Five stacked notebooks sit in senior Kari Hill’s bedroom, notebooks full of words that sketch the beginnings of a young adult fantasy series. Hill has been working on this four book series since she was 14 years old.
Hill founded a fiction writing group last year with only a few people on the roster, but hopes to increase membership this year. Her own project inspired her to create a group to discuss their work.
She writes about young heroes in a foreign world where there are no adults, and the characters go through a right of passage as they learn adult responsibilities. Hill hopes to have the series finished and published within the next five years, and although she constantly thinks about what needs to happen next with the plot, she doesn’t know all of the specifics on how it will get there.
“The characters have the answers,” said Hill. “If you find yourself stuck, you can always refer to them.”
If she gets an idea, she’ll write a short five sentence sequence to remind her to think about the idea later.
“Some of the best ideas come to you when you aren’t thinking about it,” said Hill. “That’s why it’s good to share your ideas with others, so that they can help direct you towards constructing a good story.”
Every Tuesday the fiction writing group meets in Franz 33 at 7:00 p.m. to talk fiction. The fiction writing group not only helps students share their creative ideas with one another, but also conducts exercises like story building to help inspire creativity .
“We are here to help each other,” said Hill. “You only need a pinch of inspiration for a great idea to take off.”

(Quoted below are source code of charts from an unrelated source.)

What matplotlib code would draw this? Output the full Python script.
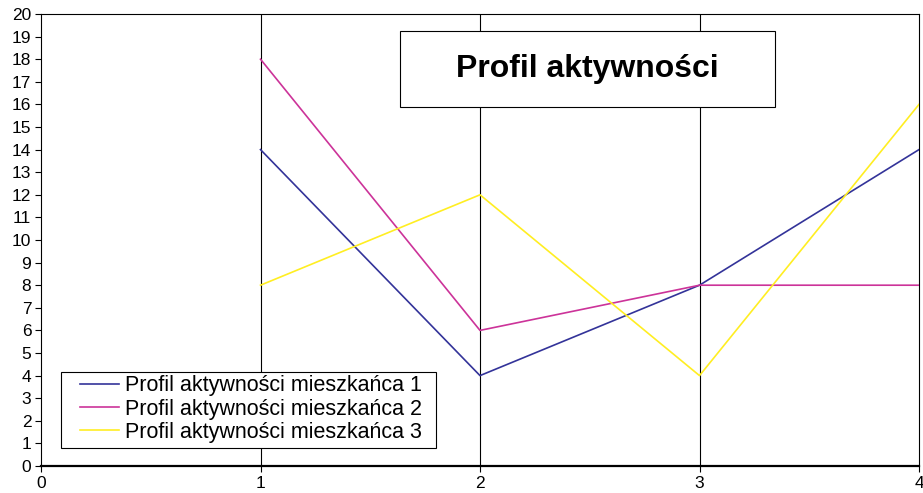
import matplotlib
matplotlib.use("Agg")
import matplotlib.pyplot as plt
from matplotlib.patches import Rectangle

x = [1, 2, 3, 4]
s1 = [14, 4, 8, 14]
s2 = [18, 6, 8, 8]
s3 = [8, 12, 4, 16]
labels = ["Profil aktywności mieszkańca 1", "Profil aktywności mieszkańca 2", "Profil aktywności mieszkańca 3"]
colors = ["#333399", "#CC3399", "#FFEE22"]
title = "Profil aktywności"

plt.rcParams['font.family'] = ['Liberation Sans', 'DejaVu Sans']
fig = plt.figure(figsize=(9.23, 4.93), dpi=100)
W, H = 923, 493
ax = fig.add_axes([41/W, 1-466/H, (919-41)/W, (466-14)/H])
for xv in [1, 2, 3]:
    ax.axvline(xv, color='black', lw=0.8, zorder=1)
for s, c, l in zip([s1, s2, s3], colors, labels):
    ax.plot(x, s, color=c, lw=1.2, label=l, zorder=3)
ax.set_xlim(0, 4)
ax.set_ylim(0, 20)
ax.set_xticks(range(0, 5))
ax.set_yticks(range(0, 21))
ax.tick_params(labelsize=12.5, length=4, width=0.8, direction='out', pad=3)
for sp in ax.spines.values():
    sp.set_linewidth(0.8)
ax.spines['bottom'].set_linewidth(1.6)

# legend frame
fig.patches.append(Rectangle((61/W, 1-448/H), (436-61)/W, (448-372)/H, transform=fig.transFigure,
                             fc='white', ec='black', lw=0.8, zorder=5))
leg = fig.legend(loc='center left', bbox_to_anchor=(80/W, 1-409/H), fontsize=15.5,
                 frameon=False, handlelength=1.8, borderpad=0, labelspacing=0.1,
                 handletextpad=0.3, borderaxespad=0)
leg.set_zorder(6)

# title box
fig.patches.append(Rectangle((400/W, 1-107/H), (775-400)/W, (107-31)/H, transform=fig.transFigure,
                             fc='white', ec='black', lw=0.8, zorder=5))
fig.text((400+775)/2/W, 1-69/H, title, ha='center', va='center',
         fontsize=23, fontweight='bold', zorder=6)
fig.savefig("out.png", dpi=100)
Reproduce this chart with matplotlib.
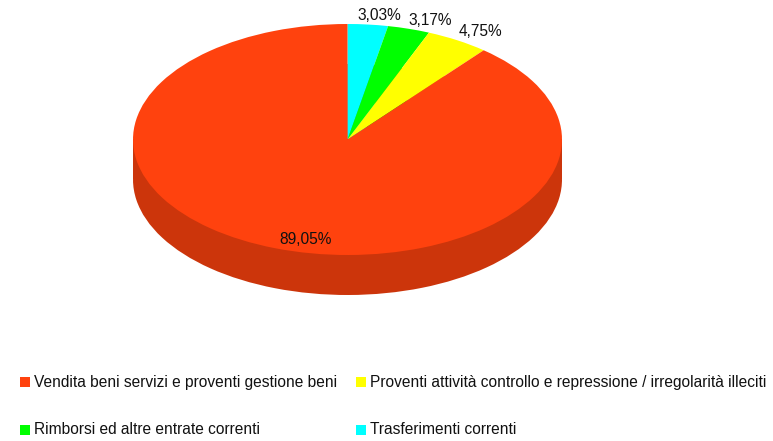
import matplotlib
matplotlib.use("Agg")
import matplotlib.pyplot as plt
from matplotlib.patches import Rectangle

plt.rcParams['font.family'] = ['Liberation Sans', 'DejaVu Sans']

categories = ["Trasferimenti correnti", "Rimborsi ed altre entrate correnti",
              "Proventi attività controllo e repressione / irregolarità illeciti",
              "Vendita beni servizi e proventi gestione beni"]
values = [3.03, 3.17, 4.75, 89.05]
labels = ["3,03%", "3,17%", "4,75%", "89,05%"]
colors = ["#00FFFF", "#00FF00", "#FFFF00", "#FF420E"]
side_colors = ["#00CCCC", "#00CC00", "#CCCC00", "#CC350B"]
legend_order = [3, 2, 1, 0]

W, H = 773, 441
CX, CY, RX, RY, DEPTH = 347.5, 139.5, 214.5, 115.5, 40

fig = plt.figure(figsize=(W / 100, H / 100), dpi=100)
ax = fig.add_axes([0, 0, 1, 1])

# Data units: pie radius = 1 on both axes, anisotropic scale gives the tilt.
d = DEPTH / RY
ax.pie(values, colors=side_colors, startangle=90, counterclock=False,
       center=(0, -d), radius=1, wedgeprops=dict(linewidth=0))
ax.add_patch(Rectangle((-1, -d), 2, d, facecolor=side_colors[3], linewidth=0))
ax.pie(values, colors=colors, startangle=90, counterclock=False,
       center=(0, 0), radius=1, wedgeprops=dict(linewidth=0))
ax.set_aspect('auto')
ax.set_xlim(-CX / RX, (W - CX) / RX)
ax.set_ylim(-(H - CY) / RY, CY / RY)
ax.set_axis_off()

def fx(x): return x / W
def fy(y): return 1 - y / H

label_pos = [(379.5, 16), (430, 20.5), (480, 32), (306, 239.5)]
for t, (x, y) in zip(labels, label_pos):
    fig.text(fx(x), fy(y), t, ha='center', va='center', fontsize=11.2, color='#111111')

leg_pos = [(20, 382), (356, 382), (20, 429.5), (356, 429.5)]
for i, (x, y) in zip(legend_order, leg_pos):
    fig.patches.append(Rectangle((fx(x), fy(y + 5)), 10 / W, 10 / H, transform=fig.transFigure,
                                 facecolor=colors[i], linewidth=0, figure=fig))
    fig.text(fx(x + 14), fy(y), categories[i], ha='left', va='center', fontsize=11.2, color='#111111')

fig.savefig("out.png", dpi=100)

Hill is advertising the group in her fiction writing class and hopes that spreading the word will attract new members. Only about four people regularly attended the weekly fiction writing meetings last year, one of them being senior Sterling Duracher. Duracher is working on a fantasy book called “Fallen Skies,” a fantasy story about a world with elves and humans coexisting, and is eager to get the gears turning again this year.
“Eventually it would be nice if the club became official,” said Duracher. “Even though I probably will not still be here by the time that happens it would be neat to leave something behind.”